Help for troubled youths

Help for troubled youths

SINGAPORE - If you have a hot-blooded, hard-headed teenager who has fallen foul of the law, do not give up on him. Keep trying to reach out to him and bear with the pain of his rejection of you.

No matter how long it takes, he will come around, say reformed youth and experts.

"Children will respond better with tender loving care and talking.
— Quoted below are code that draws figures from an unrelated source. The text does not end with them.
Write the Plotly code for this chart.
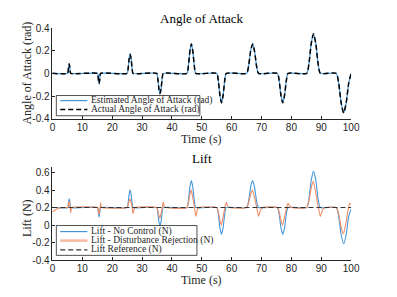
import plotly.graph_objects as go

# ---- Angle of attack (estimated == actual) ----
t_aoa = [0, 5.1, 5.27, 5.43, 5.6, 5.77, 5.93, 6.1,
         15.1, 15.27, 15.43, 15.6, 15.77, 15.93, 16.1,
         25.0, 25.33, 25.67, 26.0, 26.33, 26.67, 27.0,
         34.9, 35.27, 35.63, 36.0, 36.37, 36.73, 37.1,
         45.0, 45.5, 46.0, 46.5, 47.0, 47.5, 48.0,
         55.0, 55.53, 56.07, 56.6, 57.13, 57.67, 58.2,
         65.0, 65.67, 66.33, 67.0, 67.67, 68.33, 69.0,
         75.3, 75.9, 76.5, 77.1, 77.7, 78.3, 78.9,
         85.1, 85.87, 86.63, 87.4, 88.17, 88.93, 89.7,
         95.0, 95.83, 96.67, 97.5, 98.33, 99.17, 100.0]
aoa_est = [0, 0, 0.021, 0.064, 0.085, 0.064, 0.021, 0,
           0, -0.022, -0.068, -0.09, -0.068, -0.022, 0,
           0, 0.042, 0.128, 0.17, 0.128, 0.042, 0,
           0, -0.045, -0.135, -0.18, -0.135, -0.045, 0,
           0, 0.065, 0.195, 0.26, 0.195, 0.065, 0,
           0, -0.065, -0.195, -0.26, -0.195, -0.065, 0,
           0, 0.065, 0.195, 0.26, 0.195, 0.065, 0,
           0, -0.065, -0.195, -0.26, -0.195, -0.065, 0,
           0, 0.0875, 0.2625, 0.35, 0.2625, 0.0875, 0,
           0, -0.0875, -0.2625, -0.35, -0.2625, -0.0875, 0]
aoa_act = list(aoa_est)

# ---- Lift ----
lift_nc = [0.2, 0.2, 0.225, 0.275, 0.30, 0.275, 0.225, 0.2,
           0.2, 0.174, 0.12, 0.094, 0.12, 0.174, 0.2,
           0.2, 0.25, 0.351, 0.40, 0.351, 0.25, 0.2,
           0.2, 0.147, 0.041, -0.012, 0.041, 0.147, 0.2,
           0.2, 0.277, 0.43, 0.507, 0.43, 0.277, 0.2,
           0.2, 0.123, -0.03, -0.107, -0.03, 0.123, 0.2,
           0.2, 0.277, 0.43, 0.507, 0.43, 0.277, 0.2,
           0.2, 0.123, -0.03, -0.107, -0.03, 0.123, 0.2,
           0.2, 0.303, 0.51, 0.613, 0.51, 0.303, 0.2,
           0.2, 0.097, -0.11, -0.213, -0.11, 0.097, 0.185]

t_dr = [0, 1, 2, 3, 4.5,
        5.1, 5.27, 5.43, 5.58, 5.77, 5.95, 6.1, 6.25, 6.45,
        15.1, 15.27, 15.43, 15.58, 15.77, 15.95, 16.1, 16.25, 16.45,
        25.0, 25.33, 25.67, 25.95, 26.33, 26.7, 27.0, 27.3, 27.7,
        34.9, 35.27, 35.63, 35.95, 36.37, 36.77, 37.1, 37.43, 37.87,
        45.0, 45.5, 46.0, 46.43, 47.0, 47.55, 48.0, 48.45, 49.05,
        55.0, 55.53, 56.07, 56.52, 57.13, 57.72, 58.2, 58.68, 59.32,
        65.0, 65.67, 66.33, 66.9, 67.67, 68.4, 69.0, 69.6, 70.4,
        75.3, 75.9, 76.5, 77.01, 77.7, 78.36, 78.9, 79.44, 80.16,
        85.1, 85.87, 86.63, 87.29, 88.17, 89.01, 89.7, 90.39, 91.31,
        95.0, 95.83, 96.67, 97.37, 98.33, 99.1, 99.6, 100.0]
lift_dr = [0.15, 0.175, 0.19, 0.197, 0.2,
           0.2, 0.2175, 0.2525, 0.27, 0.2385, 0.2, 0.14, 0.182, 0.2,
           0.2, 0.18, 0.14, 0.12, 0.156, 0.2, 0.255, 0.2165, 0.2,
           0.2, 0.225, 0.275, 0.3, 0.255, 0.2, 0.13, 0.179, 0.2,
           0.2, 0.17, 0.11, 0.08, 0.134, 0.2, 0.26, 0.218, 0.2,
           0.2, 0.25, 0.35, 0.4, 0.31, 0.2, 0.1, 0.17, 0.2,
           0.2, 0.15, 0.05, 0.0, 0.09, 0.2, 0.26, 0.218, 0.2,
           0.2, 0.25, 0.35, 0.4, 0.31, 0.2, 0.1, 0.17, 0.2,
           0.2, 0.15, 0.05, 0.0, 0.09, 0.2, 0.25, 0.215, 0.2,
           0.2, 0.275, 0.425, 0.5, 0.365, 0.2, 0.1, 0.17, 0.2,
           0.2, 0.125, -0.025, -0.1, 0.035, 0.2, 0.25, 0.235]

t_ref = [0, 100]
lift_ref = [0.2, 0.2]

x_ticks = [0, 10, 20, 30, 40, 50, 60, 70, 80, 90, 100]
y1_ticks = [-0.4, -0.2, 0, 0.2, 0.4]
y1_text = ["-0.4", "-0.2", "0", "0.2", "0.4"]
y2_ticks = [-0.4, -0.2, 0, 0.2, 0.4, 0.6]
y2_text = ["-0.4", "-0.2", "0", "0.2", "0.4", "0.6"]

legend1_names = ["Estimated Angle of Attack (rad)", "Actual Angle of Attack (rad)"]
legend2_names = ["Lift - No Control (N)", "Lift - Disturbance Rejection (N)", "Lift Reference (N)"]

BLUE = "#4397d8"
ORANGE = "#ef8d66"
ORANGE_LEG = "#f6bba3"
AX = "#262626"
SERIF = "Liberation Serif, DejaVu Serif, serif"
SANS = "Liberation Sans, Arial, sans-serif"
DASH = "5px,3px"

W, H = 397, 297
def px(x): return x / W
def py(y): return 1 - y / H

fig = go.Figure()
fig.add_trace(go.Scatter(x=t_aoa, y=aoa_est, mode="lines", line=dict(color=BLUE, width=1.2, shape="spline", smoothing=0.6),
                         name=legend1_names[0], xaxis="x", yaxis="y"))
fig.add_trace(go.Scatter(x=t_aoa, y=aoa_act, mode="lines", line=dict(color="black", width=1.5, dash=DASH, shape="spline", smoothing=0.6),
                         name=legend1_names[1], xaxis="x", yaxis="y"))
fig.add_trace(go.Scatter(x=t_aoa, y=lift_nc, mode="lines", line=dict(color=BLUE, width=1.1, shape="spline", smoothing=0.6),
                         name=legend2_names[0], xaxis="x2", yaxis="y2"))
fig.add_trace(go.Scatter(x=t_dr, y=lift_dr, mode="lines", line=dict(color=ORANGE, width=1.1, shape="spline", smoothing=0.6),
                         name=legend2_names[1], xaxis="x2", yaxis="y2"))
fig.add_trace(go.Scatter(x=t_ref, y=lift_ref, mode="lines", line=dict(color="#333333", width=1.1, dash=DASH),
                         name=legend2_names[2], xaxis="x2", yaxis="y2"))

xdom = [px(51), px(359)]
xc = 0.5 * (xdom[0] + xdom[1])
axcommon = dict(showline=True, linecolor=AX, linewidth=0.8, ticks="inside", ticklen=3, tickcolor=AX,
                showgrid=False, zeroline=False, tickfont=dict(family=SANS, size=10, color=AX), mirror=False)

# ---- hand-drawn legends (boxes, sample lines, labels) ----
shapes = []
annots = []
def legend_box(x0, x1, y0, y1, rows):
    shapes.append(dict(type="rect", xref="paper", yref="paper", x0=px(x0), x1=px(x1), y0=py(y1), y1=py(y0),
                       line=dict(color=AX, width=0.8), fillcolor="white", layer="above"))
    for yy, name, lstyle in rows:
        shapes.append(dict(type="line", xref="paper", yref="paper", x0=px(59), x1=px(87), y0=py(yy), y1=py(yy),
                           line=lstyle, layer="above"))
        annots.append(dict(text=name, x=px(88.5), y=py(yy), xref="paper", yref="paper", xanchor="left", yanchor="middle",
                           showarrow=False, font=dict(family=SERIF, size=9.5, color=AX)))

legend_box(55, 203, 94, 115, [
    (99.3, legend1_names[0], dict(color=BLUE, width=1.2)),
    (108.6, legend1_names[1], dict(color="black", width=1.5, dash=DASH)),
])
legend_box(55, 200, 229, 260, [
    (235.3, legend2_names[0], dict(color=BLUE, width=1.2)),
    (244.7, legend2_names[1], dict(color=ORANGE_LEG, width=2.6)),
    (254.2, legend2_names[2], dict(color="#333333", width=1.2, dash=DASH)),
])

def label(text, x, y, size, angle=0, color=AX):
    annots.append(dict(text=text, x=x, y=y, xref="paper", yref="paper", showarrow=False, textangle=angle,
                       xanchor="center", yanchor="middle", font=dict(family=SERIF, size=size, color=color)))

label("Angle of Attack", xc, py(14), 13, color="black")
label("Lift", xc, py(159), 13, color="black")
label("Time (s)", xc, py(139), 12)
label("Time (s)", xc, py(286), 12)
label("Angle of Attack (rad)", px(25), py(71), 12, angle=-90)
label("Lift (N)", px(25), py(221), 12, angle=-90)

fig.update_layout(
    width=W, height=H, margin=dict(l=0, r=0, t=0, b=0),
    paper_bgcolor="white", plot_bgcolor="white", showlegend=False,
    xaxis=dict(domain=xdom, range=[0, 100], tickvals=x_ticks, anchor="y", ticklabelstandoff=-1, **axcommon),
    yaxis=dict(domain=[py(118), py(24)], range=[-0.4, 0.4], tickvals=y1_ticks, ticktext=y1_text, anchor="x", **axcommon),
    xaxis2=dict(domain=xdom, range=[0, 100], tickvals=x_ticks, anchor="y2", ticklabelstandoff=-1, **axcommon),
    yaxis2=dict(domain=[py(265), py(168)], range=[-0.4, 0.665], tickvals=y2_ticks, ticktext=y2_text, anchor="x2", **axcommon),
    shapes=shapes,
    annotations=annots,
)

fig.write_html("out.html", config={"displayModeBar": False},
               post_script="document.body.style.margin='0';document.body.style.overflow='hidden';")
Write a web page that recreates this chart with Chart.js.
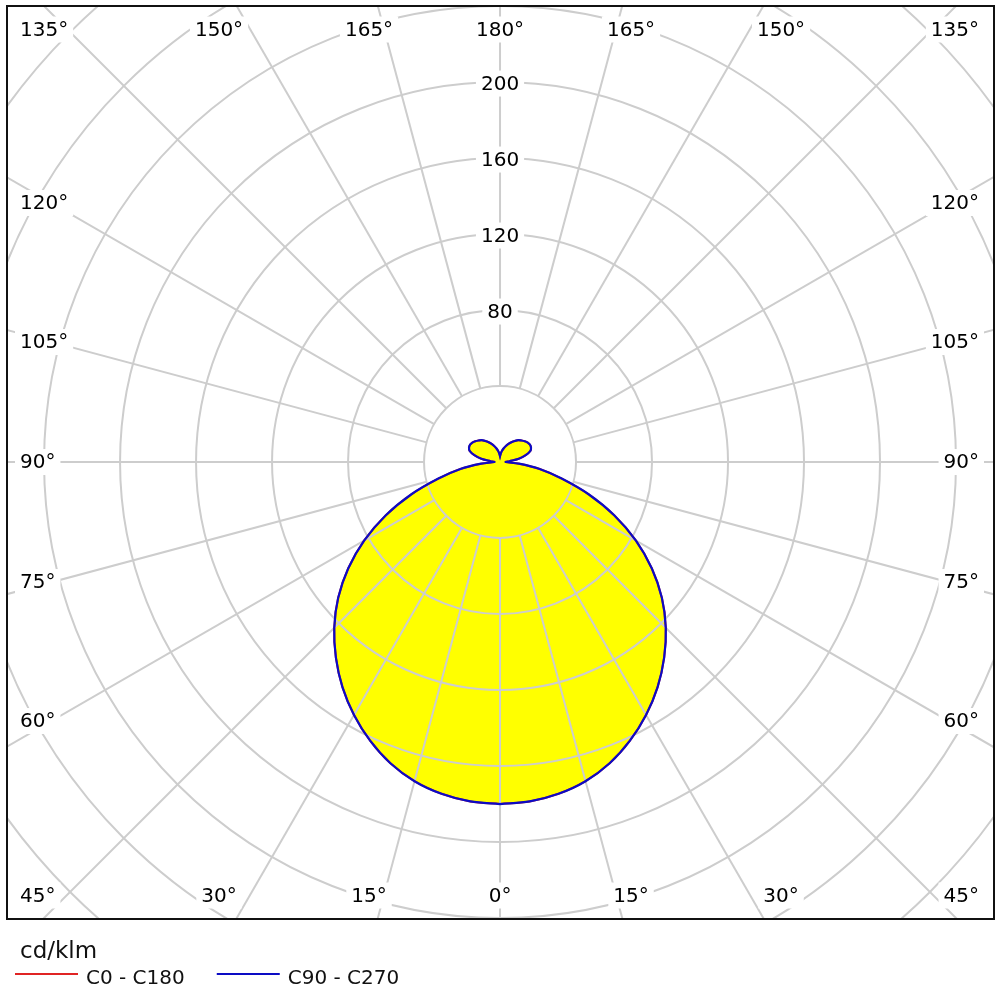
<!DOCTYPE html>
<html>
<head>
<meta charset="utf-8">
<script src="https://cdn.jsdelivr.net/npm/chart.js@4.4.1/dist/chart.umd.min.js"></script>
<style>
html,body{margin:0;padding:0;background:#ffffff;}
#wrap{width:1000px;height:1000px;position:relative;}
</style>
</head>
<body>
<div id="wrap"><canvas id="c"></canvas></div>
<script>
// ---- data (cd/klm) ----
const gammaAngles = [0,5,10,15,20,25,30,35,40,45,50,55,60,65,70,75,80,85,90,95,100,105,110,115,120,125,130,135,140,145,150,155,160,165,170,175,180];
const intensityC0C180 = [180,179.3,177.3,173.9,168.7,161.8,153.7,144.6,134.4,123.4,111.2,97.5,82.5,66.3,49.6,33.6,21.2,10,3,5,10,14,17,18,18.2,17.8,17,16,15,13.5,12,10.5,9,7.5,6,4.5,3];
const intensityC90C270 = [180,179.3,177.3,173.9,168.7,161.8,153.7,144.6,134.4,123.4,111.2,97.5,82.5,66.3,49.6,33.6,21.2,10,3,5,10,14,17,18,18.2,17.8,17,16,15,13.5,12,10.5,9,7.5,6,4.5,3];
const seriesNames = ['C0 - C180', 'C90 - C270'];
const ringValues = [40,80,120,160,200,240,280,320,360];
const ringTickLabels = [80,120,160,200];
const spokeAngles = [0,15,30,45,60,75,90,105,120,135,150,165,180,195,210,225,240,255,270,285,300,315,330,345];
const topAngleLabels = [135,150,165,180,165,150,135];
const bottomAngleLabels = [45,30,15,0,15,30,45];
const sideAngleLabels = [120,105,90,75,60];
const unitLabel = 'cd/klm';

// ---- styles ----
const colRed = '#e02424';
const colBlue = '#0c0cc4';
const colFill = '#ffff00';
const colGrid = '#cdcdcd';
const labelFont = '20px "DejaVu Sans", sans-serif';

function planePoints(vals) {
  const pts = [];
  for (let i = 0; i < gammaAngles.length; i++) {
    const g = gammaAngles[i] * Math.PI / 180;
    pts.push({x: vals[i] * Math.sin(g), y: -vals[i] * Math.cos(g)});
  }
  for (let i = gammaAngles.length - 1; i >= 0; i--) {
    const g = gammaAngles[i] * Math.PI / 180;
    pts.push({x: -vals[i] * Math.sin(g), y: -vals[i] * Math.cos(g)});
  }
  return pts;
}

function geom(chart) {
  const xs = chart.scales.x, ys = chart.scales.y;
  const cx = xs.getPixelForValue(0), cy = ys.getPixelForValue(0);
  const k = xs.getPixelForValue(1) - cx;
  return {cx, cy, k, ca: chart.chartArea};
}

function drawLabel(ctx, text, x, y, align) {
  ctx.font = labelFont;
  const w = ctx.measureText(text).width;
  let left = x;
  if (align === 'center') left = x - w / 2;
  else if (align === 'right') left = x - w;
  ctx.fillStyle = '#ffffff';
  ctx.fillRect(left - 5, y - 13, w + 10, 26);
  ctx.fillStyle = '#000000';
  ctx.textAlign = 'left';
  ctx.textBaseline = 'middle';
  ctx.fillText(text, left, y + 1);
}

const polarGrid = {
  id: 'polarGrid',
  beforeDatasetsDraw(chart) {
    const {ctx} = chart;
    const {cx, cy, k, ca} = geom(chart);
    ctx.save();
    ctx.beginPath();
    ctx.rect(ca.left, ca.top, ca.right - ca.left, ca.bottom - ca.top);
    ctx.clip();
    ctx.strokeStyle = colGrid;
    ctx.lineWidth = 2;
    ringValues.forEach(v => {
      ctx.beginPath();
      ctx.arc(cx, cy, v * k, 0, Math.PI * 2);
      ctx.stroke();
    });
    const r0 = ringValues[0] * k, r1 = 1000;
    spokeAngles.forEach(a => {
      const t = a * Math.PI / 180;
      const dx = Math.sin(t), dy = Math.cos(t);
      ctx.beginPath();
      ctx.moveTo(cx + dx * r0, cy + dy * r0);
      ctx.lineTo(cx + dx * r1, cy + dy * r1);
      ctx.stroke();
    });
    ringTickLabels.forEach(v => {
      drawLabel(ctx, String(v), cx, cy - v * k + 1.5, 'center');
    });
    const rowDx = [null, -281, -131, 0, 131, 281, null];
    const topY = ca.top + 23.5, botY = ca.bottom - 23.5;
    const leftX = ca.left + 13, rightX = ca.right - 15;
    topAngleLabels.forEach((a, i) => {
      const t = a + '°';
      if (i === 0) drawLabel(ctx, t, leftX, topY, 'left');
      else if (i === topAngleLabels.length - 1) drawLabel(ctx, t, rightX, topY, 'right');
      else drawLabel(ctx, t, cx + rowDx[i], topY, 'center');
    });
    bottomAngleLabels.forEach((a, i) => {
      const t = a + '°';
      if (i === 0) drawLabel(ctx, t, leftX, botY, 'left');
      else if (i === bottomAngleLabels.length - 1) drawLabel(ctx, t, rightX, botY, 'right');
      else drawLabel(ctx, t, cx + rowDx[i], botY, 'center');
    });
    const sideDy = [-259, -120, 0, 120, 259];
    sideAngleLabels.forEach((a, i) => {
      const t = a + '°';
      drawLabel(ctx, t, leftX, cy + sideDy[i], 'left');
      drawLabel(ctx, t, rightX, cy + sideDy[i], 'right');
    });
    ctx.restore();
  },
  afterDraw(chart) {
    const {ctx} = chart;
    const {ca} = geom(chart);
    ctx.save();
    ctx.strokeStyle = '#111111';
    ctx.lineWidth = 2;
    ctx.strokeRect(ca.left, ca.top, ca.right - ca.left, ca.bottom - ca.top);
    ctx.fillStyle = '#111111';
    ctx.textAlign = 'left';
    ctx.textBaseline = 'alphabetic';
    ctx.font = '23px "DejaVu Sans", sans-serif';
    ctx.fillText(unitLabel, 20, ca.bottom + 39);
    ctx.font = '20px "DejaVu Sans", sans-serif';
    let x = 15;
    const yLine = ca.bottom + 55, yText = ca.bottom + 65;
    chart.data.datasets.forEach(ds => {
      ctx.strokeStyle = ds.borderColor;
      ctx.lineWidth = 2;
      ctx.beginPath();
      ctx.moveTo(x, yLine);
      ctx.lineTo(x + 63, yLine);
      ctx.stroke();
      ctx.fillStyle = '#111111';
      ctx.fillText(ds.label, x + 71, yText);
      x += 63 + 8 + ctx.measureText(ds.label).width + 32;
    });
    ctx.restore();
  }
};

new Chart(document.getElementById('c'), {
  type: 'scatter',
  data: {
    datasets: [
      {
        label: seriesNames[0],
        data: planePoints(intensityC0C180),
        showLine: true,
        borderColor: colRed,
        backgroundColor: colFill,
        borderWidth: 2,
        fill: 'shape',
        pointRadius: 0,
        tension: 0.35,
        order: 1
      },
      {
        label: seriesNames[1],
        data: planePoints(intensityC90C270),
        showLine: true,
        borderColor: colBlue,
        backgroundColor: colFill,
        borderWidth: 2.2,
        fill: 'shape',
        pointRadius: 0,
        tension: 0.35,
        order: 0
      }
    ]
  },
  options: {
    responsive: true,
    maintainAspectRatio: false,
    animation: false,
    layout: {padding: {left: 7, top: 6, right: 6, bottom: 81}},
    scales: {
      x: {type: 'linear', min: -259.5, max: 260, display: false},
      y: {type: 'linear', min: -240.5, max: 240, display: false}
    },
    plugins: {
      legend: {display: false},
      tooltip: {enabled: false},
      filler: {drawTime: 'beforeDatasetsDraw'}
    }
  },
  plugins: [polarGrid]
});
</script>
</body>
</html>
Tough love, including scolding and ultimatums, might work for those who are younger," says Ms Joyce Chan, 34, executive director at Teen Challenge Singapore.

For troubled teens, patience and many hours of talking and listening to them are key to understanding their rebelliousness and returning them to the right path, says Mr Wilson Tan, 41, deputy executive director of Youth Guidance Outreach Services.

Youth behaving badly came into the spotlight recently when a full-time national serviceman Wilson Siau, 20, was slashed outside Cathay Cineleisure Orchard.

A 23-year-old man was left in critical condition after he was attacked by a group of men at the same mall last December.

Reformed gang member Kenji Joo, 30, says delinquent youth can change for the better, if there is home support. "People join gangs and fight in groups to get attention or if they have bad peer support or if they have no one to look up to at home, especially fathers who should be role models for their sons," says Mr Joo, who is now a personal trainer.

His father died of cancer when he was 18. By then, he had fallen into bad company. At 14, he was picked on by gang members daily and badgered to join them. He joined so that the beatings would stop.

When asked about the bruises all over his face and body, the avid sportman brushed them away as sports injuries. "They could see I had changed a lot but they were not clear why," he says of his parents' queries.

For about 12 years, he got deeper into the underworld, leading a group of 50 men at one time and trafficking drugs.

Helping to take care of household expenses was an "excuse" for his thuggish behaviour. As debts piled, his mother held down two jobs as a coffee shop assistant to feed him and two younger siblings.

At 19, he was busted and jailed from 2002 to 2003 for drug consumption, then jailed again from 2005 to 2010 for trafficking and fighting in prison. He made up for those wasted years from around 2006 while in prison, where he prepared to sit his O-level examinations.

He has earned a string of certificates qualifying as a master trainer for sports therapy, yoga and pilates, among other things.

His company Best Core runs fitness programmes for gymnasiums. He also volunteers to run boot camps for neighbourhood kids. He says his Christian faith helped him find himself but ultimately, parents must "find a way to interact" with their kids, be it going out for karaoke sessions or to Sentosa.

"Parents need to recognise their child's worth and motivate him. Every child wants to be a hero in his parents' eyes."